→ Task directions:
Reproduce all the lines exactly as they stand, apart from the pictures.

* start Data shown *

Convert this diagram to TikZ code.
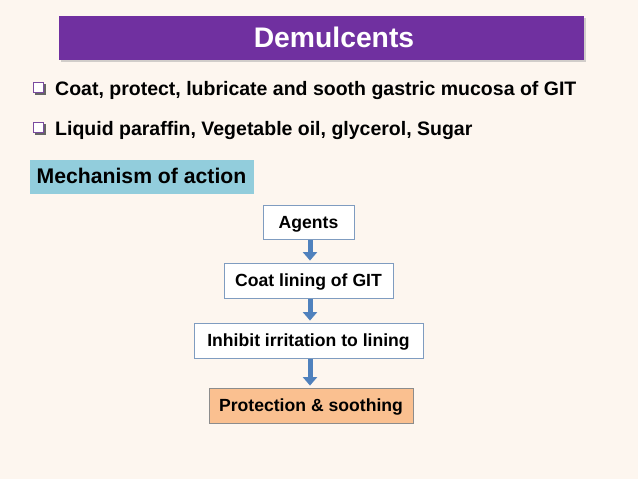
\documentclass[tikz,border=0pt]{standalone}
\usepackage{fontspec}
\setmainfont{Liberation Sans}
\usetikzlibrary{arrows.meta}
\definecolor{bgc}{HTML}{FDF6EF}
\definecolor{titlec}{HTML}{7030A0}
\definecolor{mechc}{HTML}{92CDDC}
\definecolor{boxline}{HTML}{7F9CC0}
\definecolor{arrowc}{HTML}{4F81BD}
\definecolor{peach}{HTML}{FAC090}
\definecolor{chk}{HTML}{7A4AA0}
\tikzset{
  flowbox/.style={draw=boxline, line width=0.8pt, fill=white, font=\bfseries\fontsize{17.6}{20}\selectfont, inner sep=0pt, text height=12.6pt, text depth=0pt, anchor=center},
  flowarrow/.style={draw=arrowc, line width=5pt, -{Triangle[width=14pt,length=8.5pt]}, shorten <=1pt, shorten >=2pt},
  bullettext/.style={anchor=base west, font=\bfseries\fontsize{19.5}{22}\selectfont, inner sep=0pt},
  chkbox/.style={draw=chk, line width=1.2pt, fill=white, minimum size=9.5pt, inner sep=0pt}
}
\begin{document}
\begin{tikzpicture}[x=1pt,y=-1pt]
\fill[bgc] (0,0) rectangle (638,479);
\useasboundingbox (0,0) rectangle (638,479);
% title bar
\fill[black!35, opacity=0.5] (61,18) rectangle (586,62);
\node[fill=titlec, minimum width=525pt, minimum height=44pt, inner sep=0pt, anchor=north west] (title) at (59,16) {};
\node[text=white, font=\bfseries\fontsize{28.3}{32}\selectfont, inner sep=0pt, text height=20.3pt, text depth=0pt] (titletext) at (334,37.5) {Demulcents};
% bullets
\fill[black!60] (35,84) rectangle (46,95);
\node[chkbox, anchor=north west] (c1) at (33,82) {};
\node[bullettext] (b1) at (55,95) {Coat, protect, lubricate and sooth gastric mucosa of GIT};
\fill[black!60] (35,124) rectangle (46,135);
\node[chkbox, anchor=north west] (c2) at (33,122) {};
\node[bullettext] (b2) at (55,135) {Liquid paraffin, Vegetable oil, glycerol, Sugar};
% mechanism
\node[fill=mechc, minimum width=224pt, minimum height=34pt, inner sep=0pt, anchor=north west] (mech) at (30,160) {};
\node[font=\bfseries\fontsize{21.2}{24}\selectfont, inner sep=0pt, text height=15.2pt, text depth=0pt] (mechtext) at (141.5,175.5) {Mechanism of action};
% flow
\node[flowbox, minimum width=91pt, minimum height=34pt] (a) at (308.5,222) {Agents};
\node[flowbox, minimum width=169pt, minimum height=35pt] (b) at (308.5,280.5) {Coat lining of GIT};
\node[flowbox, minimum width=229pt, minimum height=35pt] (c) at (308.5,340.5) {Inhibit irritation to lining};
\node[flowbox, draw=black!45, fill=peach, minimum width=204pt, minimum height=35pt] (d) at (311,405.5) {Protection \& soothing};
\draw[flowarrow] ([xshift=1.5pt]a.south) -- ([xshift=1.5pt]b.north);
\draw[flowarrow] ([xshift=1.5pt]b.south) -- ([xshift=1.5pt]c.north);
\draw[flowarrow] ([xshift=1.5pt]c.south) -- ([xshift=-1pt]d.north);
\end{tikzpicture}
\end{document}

* end Data shown *

→ Task result:
Convert this diagram to TikZ code.
\documentclass[tikz,border=0pt]{standalone}
\usepackage{fontspec}
\setmainfont{Liberation Sans}
\usetikzlibrary{arrows.meta}
\definecolor{bgc}{HTML}{FDF6EF}
\definecolor{titlec}{HTML}{7030A0}
\definecolor{mechc}{HTML}{92CDDC}
\definecolor{boxline}{HTML}{7F9CC0}
\definecolor{arrowc}{HTML}{4F81BD}
\definecolor{peach}{HTML}{FAC090}
\definecolor{chk}{HTML}{7A4AA0}
\tikzset{
  flowbox/.style={draw=boxline, line width=0.8pt, fill=white, font=\bfseries\fontsize{17.6}{20}\selectfont, inner sep=0pt, text height=12.6pt, text depth=0pt, anchor=center},
  flowarrow/.style={draw=arrowc, line width=5pt, -{Triangle[width=14pt,length=8.5pt]}, shorten <=1pt, shorten >=2pt},
  bullettext/.style={anchor=base west, font=\bfseries\fontsize{19.5}{22}\selectfont, inner sep=0pt},
  chkbox/.style={draw=chk, line width=1.2pt, fill=white, minimum size=9.5pt, inner sep=0pt}
}
\begin{document}
\begin{tikzpicture}[x=1pt,y=-1pt]
\fill[bgc] (0,0) rectangle (638,479);
\useasboundingbox (0,0) rectangle (638,479);
% title bar
\fill[black!35, opacity=0.5] (61,18) rectangle (586,62);
\node[fill=titlec, minimum width=525pt, minimum height=44pt, inner sep=0pt, anchor=north west] (title) at (59,16) {};
\node[text=white, font=\bfseries\fontsize{28.3}{32}\selectfont, inner sep=0pt, text height=20.3pt, text depth=0pt] (titletext) at (334,37.5) {Demulcents};
% bullets
\fill[black!60] (35,84) rectangle (46,95);
\node[chkbox, anchor=north west] (c1) at (33,82) {};
\node[bullettext] (b1) at (55,95) {Coat, protect, lubricate and sooth gastric mucosa of GIT};
\fill[black!60] (35,124) rectangle (46,135);
\node[chkbox, anchor=north west] (c2) at (33,122) {};
\node[bullettext] (b2) at (55,135) {Liquid paraffin, Vegetable oil, glycerol, Sugar};
% mechanism
\node[fill=mechc, minimum width=224pt, minimum height=34pt, inner sep=0pt, anchor=north west] (mech) at (30,160) {};
\node[font=\bfseries\fontsize{21.2}{24}\selectfont, inner sep=0pt, text height=15.2pt, text depth=0pt] (mechtext) at (141.5,175.5) {Mechanism of action};
% flow
\node[flowbox, minimum width=91pt, minimum height=34pt] (a) at (308.5,222) {Agents};
\node[flowbox, minimum width=169pt, minimum height=35pt] (b) at (308.5,280.5) {Coat lining of GIT};
\node[flowbox, minimum width=229pt, minimum height=35pt] (c) at (308.5,340.5) {Inhibit irritation to lining};
\node[flowbox, draw=black!45, fill=peach, minimum width=204pt, minimum height=35pt] (d) at (311,405.5) {Protection \& soothing};
\draw[flowarrow] ([xshift=1.5pt]a.south) -- ([xshift=1.5pt]b.north);
\draw[flowarrow] ([xshift=1.5pt]b.south) -- ([xshift=1.5pt]c.north);
\draw[flowarrow] ([xshift=1.5pt]c.south) -- ([xshift=-1pt]d.north);
\end{tikzpicture}
\end{document}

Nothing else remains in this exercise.